Figure scripts:
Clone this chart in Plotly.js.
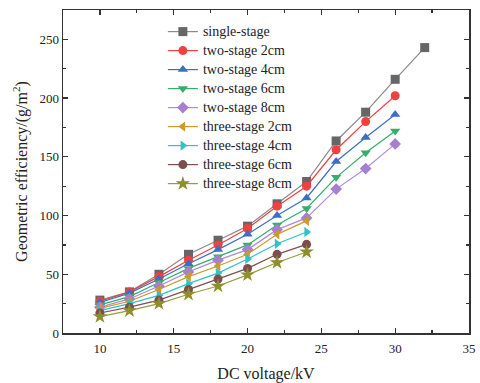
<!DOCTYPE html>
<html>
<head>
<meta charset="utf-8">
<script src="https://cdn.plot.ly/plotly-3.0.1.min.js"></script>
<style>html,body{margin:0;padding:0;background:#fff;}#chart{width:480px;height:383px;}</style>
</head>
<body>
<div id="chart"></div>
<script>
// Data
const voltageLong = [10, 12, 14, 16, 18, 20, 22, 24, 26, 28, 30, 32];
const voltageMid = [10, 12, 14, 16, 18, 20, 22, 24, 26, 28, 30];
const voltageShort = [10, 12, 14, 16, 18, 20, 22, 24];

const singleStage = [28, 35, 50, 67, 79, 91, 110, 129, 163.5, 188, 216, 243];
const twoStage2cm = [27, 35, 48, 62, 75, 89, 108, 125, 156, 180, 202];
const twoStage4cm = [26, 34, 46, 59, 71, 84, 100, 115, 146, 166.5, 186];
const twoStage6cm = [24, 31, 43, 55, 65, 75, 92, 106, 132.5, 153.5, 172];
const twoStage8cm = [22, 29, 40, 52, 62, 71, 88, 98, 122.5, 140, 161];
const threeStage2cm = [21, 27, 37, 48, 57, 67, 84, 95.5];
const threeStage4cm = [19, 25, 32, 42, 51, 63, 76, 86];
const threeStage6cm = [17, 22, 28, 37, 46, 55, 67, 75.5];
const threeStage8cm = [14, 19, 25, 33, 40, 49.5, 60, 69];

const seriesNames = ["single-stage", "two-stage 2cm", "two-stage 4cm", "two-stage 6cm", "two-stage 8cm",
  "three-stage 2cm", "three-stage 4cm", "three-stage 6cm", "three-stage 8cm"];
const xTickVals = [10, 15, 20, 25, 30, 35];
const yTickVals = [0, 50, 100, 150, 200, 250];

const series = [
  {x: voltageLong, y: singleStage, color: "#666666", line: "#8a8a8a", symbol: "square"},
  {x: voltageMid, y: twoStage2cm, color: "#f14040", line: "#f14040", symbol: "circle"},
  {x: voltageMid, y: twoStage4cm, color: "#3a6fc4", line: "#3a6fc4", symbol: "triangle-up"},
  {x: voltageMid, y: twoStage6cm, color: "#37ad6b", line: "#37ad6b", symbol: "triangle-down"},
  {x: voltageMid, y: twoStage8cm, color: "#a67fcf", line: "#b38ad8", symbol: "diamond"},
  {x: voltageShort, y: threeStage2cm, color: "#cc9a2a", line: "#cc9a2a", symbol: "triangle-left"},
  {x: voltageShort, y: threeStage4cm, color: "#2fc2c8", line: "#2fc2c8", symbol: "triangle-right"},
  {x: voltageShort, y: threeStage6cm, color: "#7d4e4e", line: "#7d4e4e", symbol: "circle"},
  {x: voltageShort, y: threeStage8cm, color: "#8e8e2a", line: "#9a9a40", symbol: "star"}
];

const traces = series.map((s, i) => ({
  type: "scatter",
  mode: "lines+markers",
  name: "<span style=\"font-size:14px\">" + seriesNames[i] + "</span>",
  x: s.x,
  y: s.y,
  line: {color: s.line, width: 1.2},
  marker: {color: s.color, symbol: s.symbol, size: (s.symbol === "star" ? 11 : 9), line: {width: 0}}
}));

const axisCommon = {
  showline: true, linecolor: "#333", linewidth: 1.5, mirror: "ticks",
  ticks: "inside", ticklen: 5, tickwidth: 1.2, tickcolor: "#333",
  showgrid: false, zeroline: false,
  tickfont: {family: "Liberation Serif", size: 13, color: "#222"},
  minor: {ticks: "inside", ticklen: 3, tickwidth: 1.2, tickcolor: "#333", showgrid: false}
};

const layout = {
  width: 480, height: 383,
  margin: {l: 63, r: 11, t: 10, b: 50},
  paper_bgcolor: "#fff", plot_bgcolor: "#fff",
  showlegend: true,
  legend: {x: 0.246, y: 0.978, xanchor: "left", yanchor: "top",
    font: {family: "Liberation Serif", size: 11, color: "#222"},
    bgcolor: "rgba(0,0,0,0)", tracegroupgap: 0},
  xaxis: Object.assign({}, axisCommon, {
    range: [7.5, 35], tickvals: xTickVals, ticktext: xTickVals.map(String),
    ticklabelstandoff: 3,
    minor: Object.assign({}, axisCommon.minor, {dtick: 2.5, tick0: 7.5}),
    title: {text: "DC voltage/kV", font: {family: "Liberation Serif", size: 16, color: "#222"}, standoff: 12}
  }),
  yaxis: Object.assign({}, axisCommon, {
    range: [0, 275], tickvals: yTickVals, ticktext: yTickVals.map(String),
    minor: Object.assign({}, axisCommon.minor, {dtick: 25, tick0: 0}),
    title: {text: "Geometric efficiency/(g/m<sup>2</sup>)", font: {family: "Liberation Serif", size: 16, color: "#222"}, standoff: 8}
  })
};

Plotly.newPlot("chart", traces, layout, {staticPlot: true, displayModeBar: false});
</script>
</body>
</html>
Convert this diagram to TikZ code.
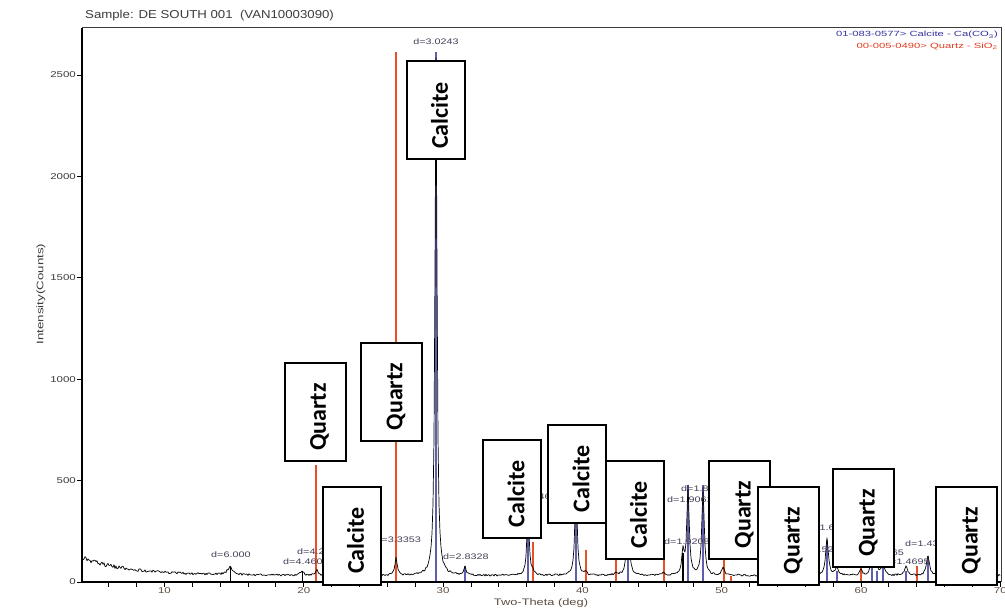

Work required
Find all lines holding the string "this" and copy them.

Worked solution
Clone this chart in Plotly.js.
Convert this diagram to TikZ code.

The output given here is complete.